--- begin DATA SECTION ---

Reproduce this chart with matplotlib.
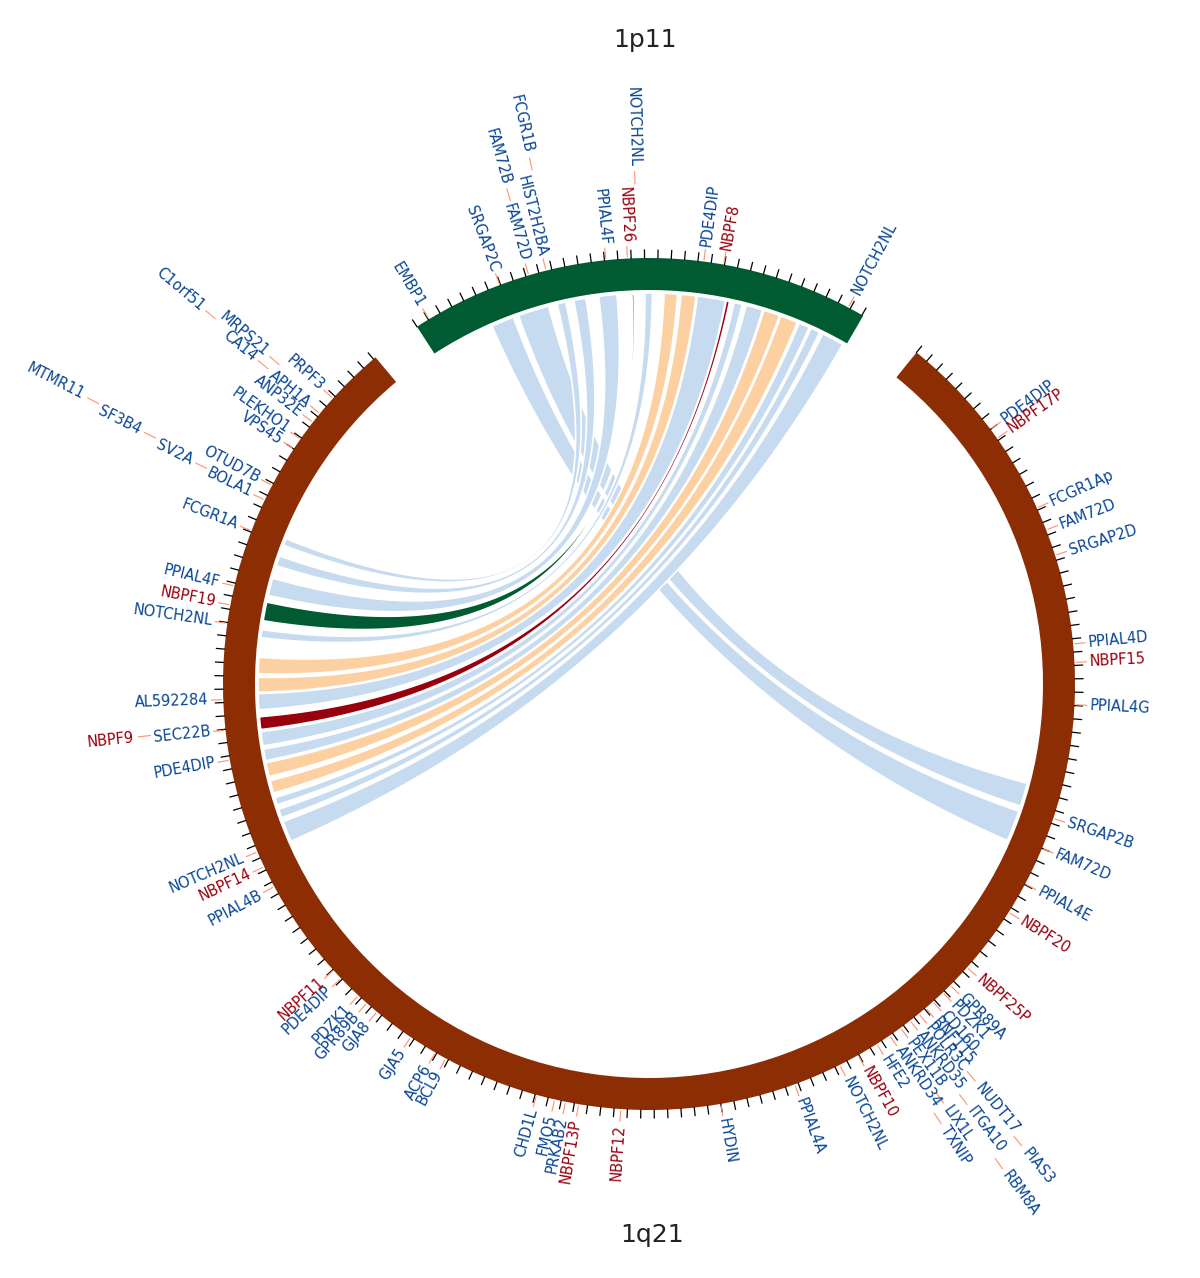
import numpy as np
import matplotlib.pyplot as plt
from matplotlib.patches import Wedge, Polygon
from matplotlib.textpath import TextPath
from matplotlib.font_manager import FontProperties

# two bands of chromosome 1, positions in Mb from the start of each band
band_names = ["1p11", "1q21"]
band_len = [3.51, 15.62]
band_colors = ["#005a32", "#8c2d04"]

# gene labels: names stacked outward from the ring, and their positions on the band
p11_label_names = [["EMBP1"], ["SRGAP2C"], ["FAM72D", "FAM72B"],
                   ["HIST2H2BA", "FCGR1B"], ["PPIAL4F"], ["NBPF26", "NOTCH2NL"],
                   ["PDE4DIP"], ["NBPF8"], ["NOTCH2NL"]]
p11_label_pos = [[0.106], [0.694], [0.922, 0.944], [1.056, 1.122], [1.511],
                 [1.672, 1.744], [2.244], [2.394], [3.383]]

q21_label_names = [["PDE4DIP"], ["NBPF17P"], ["FCGR1Ap"], ["FAM72D"], ["SRGAP2D"],
                   ["PPIAL4D"], ["NBPF15"], ["PPIAL4G"], ["SRGAP2B"], ["FAM72D"],
                   ["PPIAL4E"], ["NBPF20"], ["NBPF25P"], ["GPR89A"], ["PDZK1"],
                   ["CD160"], ["RNF115"], ["POLR3C", "NUDT17", "PIAS3"],
                   ["ANKRD35", "ITGA10", "RBM8A"], ["PEX11B", "LIX1L"],
                   ["ANKRD34", "TXNIP"], ["HFE2"], ["NBPF10"], ["NOTCH2NL"],
                   ["PPIAL4A"], ["HYDIN"], ["NBPF12"], ["NBPF13P"], ["PRKAB2"],
                   ["FMO5"], ["CHD1L"], ["BCL9"], ["ACP6"], ["GJA5"], ["GJA8"],
                   ["GPR89B"], ["PDZK1"], ["PDE4DIP"], ["NBPF11"], ["PPIAL4B"],
                   ["NBPF14"], ["NOTCH2NL"], ["PDE4DIP"], ["SEC22B", "NBPF9"],
                   ["AL592284"], ["NOTCH2NL"], ["NBPF19"], ["PPIAL4F"], ["FCGR1A"],
                   ["BOLA1", "SV2A", "SF3B4", "MTMR11"], ["OTUD7B"], ["VPS45"],
                   ["PLEKHO1"], ["ANP32E"], ["APH1A", "CA14"],
                   ["PRPF3", "MRPS21", "C1orf51"]]
q21_label_pos = [[0.80], [0.883], [1.483], [1.661], [1.861], [2.539], [2.678],
                 [2.994], [3.861], [4.10], [4.394], [4.639], [5.156], [5.339],
                 [5.417], [5.517], [5.589], [5.656, 5.650, 5.678],
                 [5.739, 5.778, 5.833], [5.828, 5.889], [5.928, 5.972], [6.044],
                 [6.206], [6.361], [6.728], [7.30], [8.050], [8.367], [8.467],
                 [8.550], [8.689], [9.422], [9.511], [9.728], [10.044], [10.144],
                 [10.228], [10.411], [10.494], [11.261], [11.428], [11.550],
                 [12.267], [12.494, 12.511], [12.722], [13.294], [13.433],
                 [13.578], [14.011], [14.261, 14.283, 14.311, 14.339], [14.383],
                 [14.700], [14.789], [14.944], [15.028, 15.039],
                 [15.178, 15.106, 15.067]]

# links between 1p11 and 1q21 (start, end in Mb on each band)
links_p11 = [(0.517, 0.706), (0.75, 1.006), (1.078, 1.15), (1.217, 1.317),
             (1.422, 1.572), (1.694, 1.711), (1.80, 1.861), (1.956, 2.067),
             (2.094, 2.217), (2.228, 2.461), (2.467, 2.494), (2.533, 2.60),
             (2.633, 2.772), (2.783, 2.917), (2.928, 3.072), (3.089, 3.178),
             (3.194, 3.272), (3.30, 3.483)]
links_q21 = [(3.894, 4.15), (3.656, 3.85), (13.994, 14.05), (13.817, 13.90),
             (13.567, 13.711), (13.356, 13.511), (13.217, 13.283), (12.922, 13.056),
             (12.772, 12.894), (12.628, 12.761), (12.467, 12.572), (12.333, 12.45),
             (12.211, 12.306), (12.078, 12.194), (11.939, 12.044), (11.839, 11.90),
             (11.728, 11.80), (11.522, 11.694)]
link_kind = ["b", "b", "b", "b", "b", "g", "b", "o", "o", "b", "r", "b",
             "b", "o", "o", "b", "b", "b"]

kind_color = {"b": "#c6dbef", "o": "#fdd0a2", "g": "#005a32", "r": "#99000d"}
kind_z = {"b": 1, "o": 2, "g": 3, "r": 3}

# layout (pixel units, clockwise degrees from 12 o'clock)
band_start = [-33.0, 38.9]
DEG_PER_MB = 18.0
R_OUT = 426
R_IN = 394
R_LINK = 391
FS = 10.5
fp = FontProperties(family="DejaVu Sans", size=FS)


def ang(band, pos):
    return band_start[band] + pos * DEG_PER_MB


def xy(a, r):
    t = np.radians(90 - np.asarray(a))
    return r * np.cos(t), r * np.sin(t)


def text_px(s):
    return TextPath((0, 0), s, size=FS, prop=fp).get_extents().width * 100 / 72


fig = plt.figure(figsize=(12, 12.78), dpi=100)
ax = fig.add_axes([0, 0, 1, 1])
ax.set_xlim(-649, 551)
ax.set_ylim(-594, 684)
ax.set_aspect("equal")
ax.axis("off")

# bands and ticks
for b in range(2):
    a0, a1 = ang(b, 0), ang(b, band_len[b])
    ax.add_patch(Wedge((0, 0), R_OUT, 90 - a1, 90 - a0, width=R_OUT - R_IN,
                       facecolor=band_colors[b], edgecolor="none", zorder=4))
    for p in np.arange(0, band_len[b] + 1e-6, 0.1):
        x, y = xy([ang(b, p)] * 2, np.array([R_OUT, R_OUT + 8]))
        ax.plot(x, y, color="black", lw=0.9, zorder=4)


# links
def bez(p0, p2, n=80):
    t = np.linspace(0, 1, n)[:, None]
    return (1 - t) ** 2 * np.array(p0) + t ** 2 * np.array(p2)


for (s1, e1), (s2, e2), k in zip(links_p11, links_q21, link_kind):
    a1s, a1e = ang(0, s1), ang(0, e1)
    b_s, b_e = ang(1, s2), ang(1, e2)
    arc1 = np.column_stack(xy(np.linspace(a1s, a1e, 20), R_LINK))
    arc2 = np.column_stack(xy(np.linspace(b_s, b_e, 20), R_LINK))
    c1 = bez(arc1[-1], arc2[0])
    c2 = bez(arc2[-1], arc1[0])
    pts = np.vstack([arc1, c1, arc2, c2])
    ax.add_patch(Polygon(pts, closed=True, facecolor=kind_color[k],
                         edgecolor="white", lw=1.2, zorder=kind_z[k]))

# gene labels, chained outward when crowded
for b, all_pos, all_names in [(0, p11_label_pos, p11_label_names),
                              (1, q21_label_pos, q21_label_names)]:
    for poss, chain in zip(all_pos, all_names):
        r = R_OUT + 2
        for i, (pos, name) in enumerate(zip(poss, chain)):
            a = ang(b, pos)
            theta = 90 - a
            right = 0 < (a % 360) < 180
            rot = theta if right else theta + 180
            ha = "left" if right else "right"
            col = "#99000d" if name.startswith("NBPF") else "#084594"
            if i == 0:
                lead = (r, r + 10)
                r += 13
            else:
                lead = (r + 5, r + 17)
                r += 22
            x, y = xy([a, a], np.array(lead))
            ax.plot(x, y, color="#fc9272", lw=0.8, zorder=5)
            tx, ty = xy(a, r)
            ax.text(tx, ty, name, rotation=rot, rotation_mode="anchor",
                    ha=ha, va="center", fontsize=FS, color=col, zorder=6)
            r += text_px(name)

ax.text(-4, 644, band_names[0], ha="center", va="center", fontsize=18, color="#222222")
ax.text(3, -551, band_names[1], ha="center", va="center", fontsize=18, color="#222222")

fig.savefig("out.png", dpi=100)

--- end DATA SECTION ---

BRIEF: Pull every line containing the word "matplotlib" out of the material and copy it.

TASK OUTPUT:
Reproduce this chart with matplotlib.
import matplotlib.pyplot as plt
from matplotlib.patches import Wedge, Polygon
from matplotlib.textpath import TextPath
from matplotlib.font_manager import FontProperties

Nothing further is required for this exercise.